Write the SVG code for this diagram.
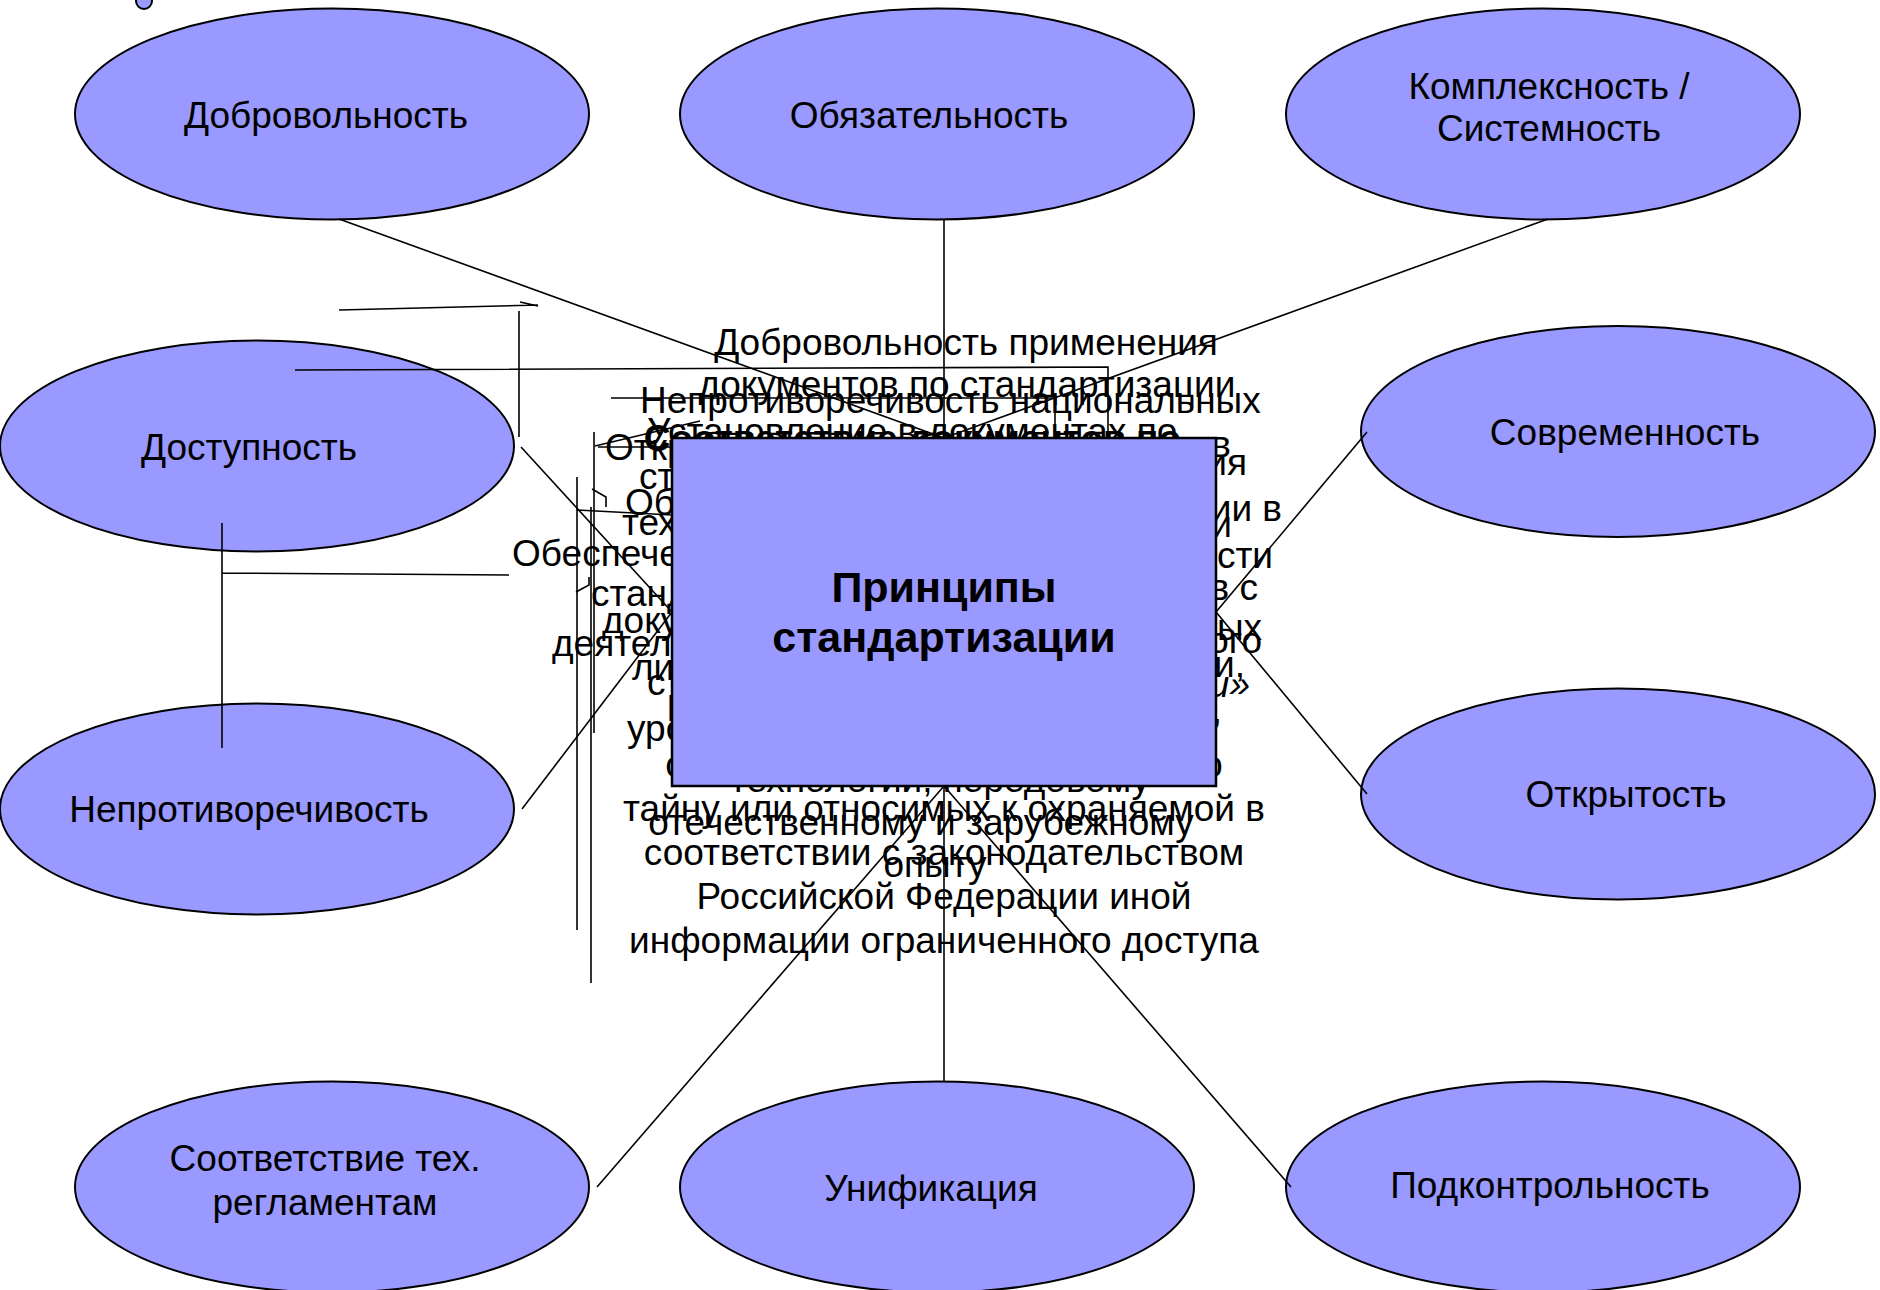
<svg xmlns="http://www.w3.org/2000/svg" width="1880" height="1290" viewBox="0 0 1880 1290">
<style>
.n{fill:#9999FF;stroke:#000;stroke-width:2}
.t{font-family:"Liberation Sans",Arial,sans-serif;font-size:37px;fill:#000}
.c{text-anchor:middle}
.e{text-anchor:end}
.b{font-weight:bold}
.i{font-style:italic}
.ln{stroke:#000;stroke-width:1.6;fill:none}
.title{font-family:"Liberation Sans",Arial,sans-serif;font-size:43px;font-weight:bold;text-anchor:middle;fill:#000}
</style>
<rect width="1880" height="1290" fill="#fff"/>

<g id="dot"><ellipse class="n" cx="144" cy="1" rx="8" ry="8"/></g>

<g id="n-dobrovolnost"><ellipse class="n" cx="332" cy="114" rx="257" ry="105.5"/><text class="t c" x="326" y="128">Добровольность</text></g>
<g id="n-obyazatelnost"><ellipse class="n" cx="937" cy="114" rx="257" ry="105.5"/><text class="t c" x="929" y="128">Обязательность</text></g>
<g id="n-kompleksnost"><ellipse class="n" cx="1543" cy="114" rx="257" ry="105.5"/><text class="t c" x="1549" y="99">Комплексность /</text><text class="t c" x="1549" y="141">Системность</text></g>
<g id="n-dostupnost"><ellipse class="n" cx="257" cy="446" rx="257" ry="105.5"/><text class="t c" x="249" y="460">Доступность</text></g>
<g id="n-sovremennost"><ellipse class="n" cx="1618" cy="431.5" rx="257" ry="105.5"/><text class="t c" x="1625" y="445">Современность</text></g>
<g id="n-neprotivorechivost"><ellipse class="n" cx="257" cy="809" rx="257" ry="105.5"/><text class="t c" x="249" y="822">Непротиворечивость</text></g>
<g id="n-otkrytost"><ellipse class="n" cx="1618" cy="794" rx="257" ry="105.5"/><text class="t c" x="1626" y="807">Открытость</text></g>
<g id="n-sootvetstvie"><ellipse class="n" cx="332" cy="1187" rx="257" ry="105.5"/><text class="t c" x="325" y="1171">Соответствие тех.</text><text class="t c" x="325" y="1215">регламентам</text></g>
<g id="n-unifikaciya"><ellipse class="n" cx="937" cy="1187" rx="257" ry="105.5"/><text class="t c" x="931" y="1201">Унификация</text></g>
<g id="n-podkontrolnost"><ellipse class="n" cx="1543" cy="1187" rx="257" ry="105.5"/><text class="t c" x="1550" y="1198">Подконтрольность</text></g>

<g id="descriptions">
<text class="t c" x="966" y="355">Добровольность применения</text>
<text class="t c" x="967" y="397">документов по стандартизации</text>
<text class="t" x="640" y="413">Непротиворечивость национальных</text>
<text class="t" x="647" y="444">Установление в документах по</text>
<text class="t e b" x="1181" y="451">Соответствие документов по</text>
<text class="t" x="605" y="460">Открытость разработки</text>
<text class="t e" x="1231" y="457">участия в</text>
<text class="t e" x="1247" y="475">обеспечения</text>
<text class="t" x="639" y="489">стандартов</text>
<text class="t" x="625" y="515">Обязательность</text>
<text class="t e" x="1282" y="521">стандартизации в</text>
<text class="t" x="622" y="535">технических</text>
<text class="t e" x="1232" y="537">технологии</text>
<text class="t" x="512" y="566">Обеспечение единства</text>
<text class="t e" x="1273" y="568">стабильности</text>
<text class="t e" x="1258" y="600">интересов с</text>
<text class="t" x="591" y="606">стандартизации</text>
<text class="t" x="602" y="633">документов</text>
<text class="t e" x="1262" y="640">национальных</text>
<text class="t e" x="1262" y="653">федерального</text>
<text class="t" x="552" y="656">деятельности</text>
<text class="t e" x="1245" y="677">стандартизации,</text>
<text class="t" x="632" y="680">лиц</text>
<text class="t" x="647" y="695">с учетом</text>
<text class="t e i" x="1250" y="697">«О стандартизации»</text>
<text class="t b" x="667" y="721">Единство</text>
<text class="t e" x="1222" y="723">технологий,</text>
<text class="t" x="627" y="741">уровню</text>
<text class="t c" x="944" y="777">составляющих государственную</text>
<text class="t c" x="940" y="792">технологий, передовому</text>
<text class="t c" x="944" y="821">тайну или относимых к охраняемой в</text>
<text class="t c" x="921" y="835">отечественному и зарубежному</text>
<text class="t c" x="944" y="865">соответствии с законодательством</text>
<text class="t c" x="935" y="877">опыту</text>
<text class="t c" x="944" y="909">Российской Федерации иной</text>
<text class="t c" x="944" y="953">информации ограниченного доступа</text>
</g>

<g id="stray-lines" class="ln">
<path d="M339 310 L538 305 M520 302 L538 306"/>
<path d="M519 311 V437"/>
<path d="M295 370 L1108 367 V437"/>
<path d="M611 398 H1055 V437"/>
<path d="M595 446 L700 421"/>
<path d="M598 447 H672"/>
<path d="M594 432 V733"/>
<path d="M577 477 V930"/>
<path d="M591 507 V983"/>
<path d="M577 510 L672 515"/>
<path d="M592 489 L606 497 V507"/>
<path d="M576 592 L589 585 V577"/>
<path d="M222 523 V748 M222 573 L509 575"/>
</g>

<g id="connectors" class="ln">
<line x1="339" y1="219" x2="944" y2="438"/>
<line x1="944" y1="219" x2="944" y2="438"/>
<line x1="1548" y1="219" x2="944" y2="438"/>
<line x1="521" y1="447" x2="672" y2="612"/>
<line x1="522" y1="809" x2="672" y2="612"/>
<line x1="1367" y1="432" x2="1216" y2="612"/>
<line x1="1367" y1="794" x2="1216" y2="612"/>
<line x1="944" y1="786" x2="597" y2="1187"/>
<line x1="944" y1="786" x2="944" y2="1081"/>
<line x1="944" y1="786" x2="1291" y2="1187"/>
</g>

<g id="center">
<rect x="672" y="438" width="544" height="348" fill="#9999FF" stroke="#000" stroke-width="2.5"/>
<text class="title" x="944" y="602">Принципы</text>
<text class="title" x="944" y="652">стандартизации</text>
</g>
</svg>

• WHAT IS EXPECTED:
Transcribe the preceding listing in its entirety and with exact wording, leaving out pictures.

• RESPONSE:
Write the SVG code for this diagram.
<svg xmlns="http://www.w3.org/2000/svg" width="1880" height="1290" viewBox="0 0 1880 1290">
<style>
.n{fill:#9999FF;stroke:#000;stroke-width:2}
.t{font-family:"Liberation Sans",Arial,sans-serif;font-size:37px;fill:#000}
.c{text-anchor:middle}
.e{text-anchor:end}
.b{font-weight:bold}
.i{font-style:italic}
.ln{stroke:#000;stroke-width:1.6;fill:none}
.title{font-family:"Liberation Sans",Arial,sans-serif;font-size:43px;font-weight:bold;text-anchor:middle;fill:#000}
</style>
<rect width="1880" height="1290" fill="#fff"/>

<g id="dot"><ellipse class="n" cx="144" cy="1" rx="8" ry="8"/></g>

<g id="n-dobrovolnost"><ellipse class="n" cx="332" cy="114" rx="257" ry="105.5"/><text class="t c" x="326" y="128">Добровольность</text></g>
<g id="n-obyazatelnost"><ellipse class="n" cx="937" cy="114" rx="257" ry="105.5"/><text class="t c" x="929" y="128">Обязательность</text></g>
<g id="n-kompleksnost"><ellipse class="n" cx="1543" cy="114" rx="257" ry="105.5"/><text class="t c" x="1549" y="99">Комплексность /</text><text class="t c" x="1549" y="141">Системность</text></g>
<g id="n-dostupnost"><ellipse class="n" cx="257" cy="446" rx="257" ry="105.5"/><text class="t c" x="249" y="460">Доступность</text></g>
<g id="n-sovremennost"><ellipse class="n" cx="1618" cy="431.5" rx="257" ry="105.5"/><text class="t c" x="1625" y="445">Современность</text></g>
<g id="n-neprotivorechivost"><ellipse class="n" cx="257" cy="809" rx="257" ry="105.5"/><text class="t c" x="249" y="822">Непротиворечивость</text></g>
<g id="n-otkrytost"><ellipse class="n" cx="1618" cy="794" rx="257" ry="105.5"/><text class="t c" x="1626" y="807">Открытость</text></g>
<g id="n-sootvetstvie"><ellipse class="n" cx="332" cy="1187" rx="257" ry="105.5"/><text class="t c" x="325" y="1171">Соответствие тех.</text><text class="t c" x="325" y="1215">регламентам</text></g>
<g id="n-unifikaciya"><ellipse class="n" cx="937" cy="1187" rx="257" ry="105.5"/><text class="t c" x="931" y="1201">Унификация</text></g>
<g id="n-podkontrolnost"><ellipse class="n" cx="1543" cy="1187" rx="257" ry="105.5"/><text class="t c" x="1550" y="1198">Подконтрольность</text></g>

<g id="descriptions">
<text class="t c" x="966" y="355">Добровольность применения</text>
<text class="t c" x="967" y="397">документов по стандартизации</text>
<text class="t" x="640" y="413">Непротиворечивость национальных</text>
<text class="t" x="647" y="444">Установление в документах по</text>
<text class="t e b" x="1181" y="451">Соответствие документов по</text>
<text class="t" x="605" y="460">Открытость разработки</text>
<text class="t e" x="1231" y="457">участия в</text>
<text class="t e" x="1247" y="475">обеспечения</text>
<text class="t" x="639" y="489">стандартов</text>
<text class="t" x="625" y="515">Обязательность</text>
<text class="t e" x="1282" y="521">стандартизации в</text>
<text class="t" x="622" y="535">технических</text>
<text class="t e" x="1232" y="537">технологии</text>
<text class="t" x="512" y="566">Обеспечение единства</text>
<text class="t e" x="1273" y="568">стабильности</text>
<text class="t e" x="1258" y="600">интересов с</text>
<text class="t" x="591" y="606">стандартизации</text>
<text class="t" x="602" y="633">документов</text>
<text class="t e" x="1262" y="640">национальных</text>
<text class="t e" x="1262" y="653">федерального</text>
<text class="t" x="552" y="656">деятельности</text>
<text class="t e" x="1245" y="677">стандартизации,</text>
<text class="t" x="632" y="680">лиц</text>
<text class="t" x="647" y="695">с учетом</text>
<text class="t e i" x="1250" y="697">«О стандартизации»</text>
<text class="t b" x="667" y="721">Единство</text>
<text class="t e" x="1222" y="723">технологий,</text>
<text class="t" x="627" y="741">уровню</text>
<text class="t c" x="944" y="777">составляющих государственную</text>
<text class="t c" x="940" y="792">технологий, передовому</text>
<text class="t c" x="944" y="821">тайну или относимых к охраняемой в</text>
<text class="t c" x="921" y="835">отечественному и зарубежному</text>
<text class="t c" x="944" y="865">соответствии с законодательством</text>
<text class="t c" x="935" y="877">опыту</text>
<text class="t c" x="944" y="909">Российской Федерации иной</text>
<text class="t c" x="944" y="953">информации ограниченного доступа</text>
</g>

<g id="stray-lines" class="ln">
<path d="M339 310 L538 305 M520 302 L538 306"/>
<path d="M519 311 V437"/>
<path d="M295 370 L1108 367 V437"/>
<path d="M611 398 H1055 V437"/>
<path d="M595 446 L700 421"/>
<path d="M598 447 H672"/>
<path d="M594 432 V733"/>
<path d="M577 477 V930"/>
<path d="M591 507 V983"/>
<path d="M577 510 L672 515"/>
<path d="M592 489 L606 497 V507"/>
<path d="M576 592 L589 585 V577"/>
<path d="M222 523 V748 M222 573 L509 575"/>
</g>

<g id="connectors" class="ln">
<line x1="339" y1="219" x2="944" y2="438"/>
<line x1="944" y1="219" x2="944" y2="438"/>
<line x1="1548" y1="219" x2="944" y2="438"/>
<line x1="521" y1="447" x2="672" y2="612"/>
<line x1="522" y1="809" x2="672" y2="612"/>
<line x1="1367" y1="432" x2="1216" y2="612"/>
<line x1="1367" y1="794" x2="1216" y2="612"/>
<line x1="944" y1="786" x2="597" y2="1187"/>
<line x1="944" y1="786" x2="944" y2="1081"/>
<line x1="944" y1="786" x2="1291" y2="1187"/>
</g>

<g id="center">
<rect x="672" y="438" width="544" height="348" fill="#9999FF" stroke="#000" stroke-width="2.5"/>
<text class="title" x="944" y="602">Принципы</text>
<text class="title" x="944" y="652">стандартизации</text>
</g>
</svg>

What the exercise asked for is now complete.